Bizim güzel hikayelere ihtiyacımız var. Küçük küçük insan hikayelerine. Mesela dağ köyündeki Trakyalı bir öğretmenin hikayesi gibi… Biz iyi hikayeler kuramadık. Mesela Kobane güzel bir fırsattı iyi hikaye çıkarmak için. Bir sürü hikaye vardı. Hiçbiri dillendirilmedi. Günlük hikayelere ihtiyacımız vardı. Bizim rakamsal veriler dışında insan hikayemiz olmadı hiç. Akil insanlar doğru bir proje değildi. Devletin akili olmaz. Devlet seçmez akili. Toplum kendi seçer. IRA ile görüşmeler ilk başladığında IRA’yı dize getiren bir rahipti. O rahibi ne devlet ne de başka bir kuruluş görevlendirmiş değildi. İnsanlarla sürekli görüşerek ikna etmeye çalışıyordu yavaş yavaş. Ve öyle bir duruma geldi ki iki tarafı da ikna edecek kadar güven kazandı. Bizim böyle bir hikayemiz hiç olmadı.
Bizim akillerimiz de toplumun güvenini kazanmış kişilerdi ama…
Toplumun güvenini kazanmış insanlar seçildi evet. Ama toplumun güvenini kazanması önemli değil. Bu sorunun çözümü konusunda güvenilir bir insan gerekli. Kadir İnanır veya Hülya Koçyiğit nasıl bu sorunla özdeşleşip güven kazandırsın ki. Niye akillerin içinde farklı gruplar da yoktu? Tamamen karşı çıkan insanlar da bunun içinde yer almalıydı. Akillik denen şey kabullenmişlik demek değildir ki. Bu insanların görevi toplumsal anlamda ikna göreviydi. Ama işin içinde CHP’den MHP’den isimler niye yoktu? Yüzde 45’in dışarıda olduğu bir akillik olur mu? Ak Parti’nin girişimi çok doğruydu. Ama siyasal başlangıçla yürütülemezdi böyle bir proje. Yanına taraf toplamak zorundasın. Akillik verilmez, kişi onu alır.
Kardeş değilsek de uzlaşabiliriz dili kurulmalı
Görüşmelerde kullanılan dil doğru değil miydi peki?

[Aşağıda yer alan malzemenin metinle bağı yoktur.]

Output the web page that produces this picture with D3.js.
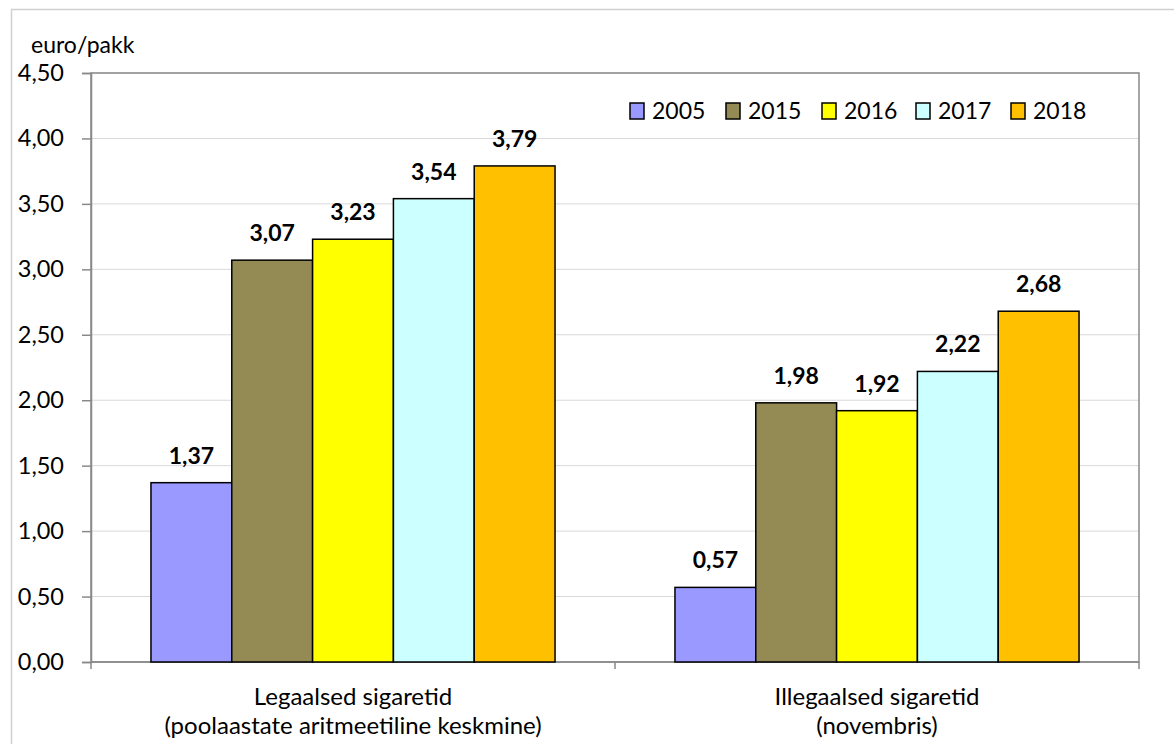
<!DOCTYPE html>
<html><head><meta charset="utf-8">
<script src="https://cdn.jsdelivr.net/npm/d3@7"></script>
<style>body{margin:0;background:#fff}svg{display:block}text{font-family:Lato,"Open Sans",sans-serif;fill:#000}</style>
</head><body><svg id="c" width="1174" height="744"></svg>
<script>
const categories = [["Legaalsed sigaretid","(poolaastate aritmeetiline keskmine)"],["Illegaalsed sigaretid","(novembris)"]];
const years = ["2005","2015","2016","2017","2018"];
const values2005 = [1.37, 0.57];
const values2015 = [3.07, 1.98];
const values2016 = [3.23, 1.92];
const values2017 = [3.54, 2.22];
const values2018 = [3.79, 2.68];
const colors = ["#9999FF","#948A54","#FFFF00","#CCFFFF","#FFC000"];
const yTicks = [0,0.5,1,1.5,2,2.5,3,3.5,4,4.5];
const yLabel = "euro/pakk";

const series = [values2005, values2015, values2016, values2017, values2018];
const fmt = v => v.toFixed(2).replace(".", ",");
const svg = d3.select("#c");
const L = 91, R = 1139, T = 73, B = 662;

svg.append("rect").attr("x",11.5).attr("y",9.5).attr("width",1200).attr("height",800)
  .attr("fill","none").attr("stroke","#d0d0d0").attr("stroke-width",1.5);

const y = d3.scaleLinear().domain([0,4.5]).range([B,T]);
const x0 = d3.scaleBand().domain(d3.range(categories.length)).range([L,R]).padding(0);
const x1 = d3.scaleBand().domain(years).range([0,x0.bandwidth()]).paddingInner(0).paddingOuter(0.742);

// gridlines
svg.append("g").selectAll("line").data(yTicks.filter(d=>d>0)).join("line")
  .attr("x1",L).attr("x2",R).attr("y1",d=>y(d)).attr("y2",d=>y(d))
  .attr("stroke","#d9d9d9").attr("stroke-width",1);

// plot border
svg.append("rect").attr("x",L).attr("y",T).attr("width",R-L).attr("height",B-T)
  .attr("fill","none").attr("stroke","#898989").attr("stroke-width",1.5);

// y axis
const yAxis = d3.axisLeft(y).tickValues(yTicks).tickFormat(fmt).tickSize(9).tickPadding(18);
const gy = svg.append("g").attr("transform",`translate(${L},0)`).call(yAxis);
gy.select(".domain").attr("stroke","#898989").attr("stroke-width",1.5);
gy.selectAll(".tick line").attr("stroke","#898989").attr("stroke-width",1.5);
gy.selectAll(".tick text").style("font-size","23.5px").attr("fill","#000");

// x axis ticks at band boundaries
const bounds = d3.range(categories.length+1).map(i => i<categories.length ? x0(i) : R);
svg.append("g").selectAll("line").data(bounds).join("line")
  .attr("x1",d=>d).attr("x2",d=>d).attr("y1",B).attr("y2",B+7)
  .attr("stroke","#898989").attr("stroke-width",1.5);
svg.append("line").attr("x1",L).attr("x2",R).attr("y1",B).attr("y2",B).attr("stroke","#898989").attr("stroke-width",1.5);

// bars
categories.forEach((c,ci)=>{
  const g = svg.append("g").attr("transform",`translate(${x0(ci)},0)`);
  years.forEach((yr,si)=>{
    const v = series[si][ci];
    g.append("rect").attr("x",x1(yr)).attr("y",y(v)).attr("width",x1.bandwidth()).attr("height",B-y(v))
      .attr("fill",colors[si]).attr("stroke","#000").attr("stroke-width",1.5);
    g.append("text").attr("x",x1(yr)+x1.bandwidth()/2).attr("y",y(v)-19)
      .attr("text-anchor","middle").style("font-size","23px").style("font-weight","bold").text(fmt(v));
  });
  const t = svg.append("text").attr("text-anchor","middle").style("font-size","24px");
  c.forEach((line,li)=>{
    t.append("tspan").attr("x",x0(ci)+x0.bandwidth()/2).attr("y",705+li*29).text(line);
  });
});

// y label
svg.append("text").attr("x",31).attr("y",53).style("font-size","23px").text(yLabel);

// legend
const legX = [630,726,822,916,1011];
years.forEach((yr,i)=>{
  svg.append("rect").attr("x",legX[i]).attr("y",103).attr("width",14).attr("height",16)
    .attr("fill",colors[i]).attr("stroke","#000").attr("stroke-width",1.5);
  svg.append("text").attr("x",legX[i]+22).attr("y",119).style("font-size","23px").text(yr);
});
</script></body></html>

Görüşmeler yapılırken kullanılan argümanların dışında da argüman kullanmak gerek. Biz kardeşiz diyip duruyoruz. Adam çıkıp biz kardeş falan değiliz derse ne diyeceksin. Zınk diye kalıyorsun. Evet kardeş değilsek de uzlaşabiliriz dili de kurulabilmeliydi. Tersini savunan insanların da tutunabileceği bir söylem geliştirilmeli.
Suriye savaşı demeyi bırakmalıyız
Suriye’deki savaşın gidişatı hakkında neler söylersiniz?
Suriye savaşı diye konuşmaktan artık vazgeçmek lazım. İlk önce konuyu doğru okumaya başlamalı. Bu bölgesel bir savaştır. Dünyada ateşkes verilmeyen çok nadir savaşlardan biri bu. 5 yıldır kesintisiz devam ediyor. Ortaçağda bile kaybedene gelip ölülerini almasına izin verilirmiş. Bu savaş ölülerin toplanmasına bile izin verilmeyen bir savaşa döndü. Bu savaşı en azından masada oturup konuşulacak hale getirmek lazım. Dünyanın her yerinde savaş devam ederken oturup konuşulur. Bu savaşta kimse kimseyle konuşmuyor. Bunun sonu yok ki… Bu savaş Türkiye’yi hem fiziki, hem maddi, hem de sosyolojik anlamda etkiliyor. Bir şekilde savaşı sonlandırmak için bir şeyler yapmak lazım.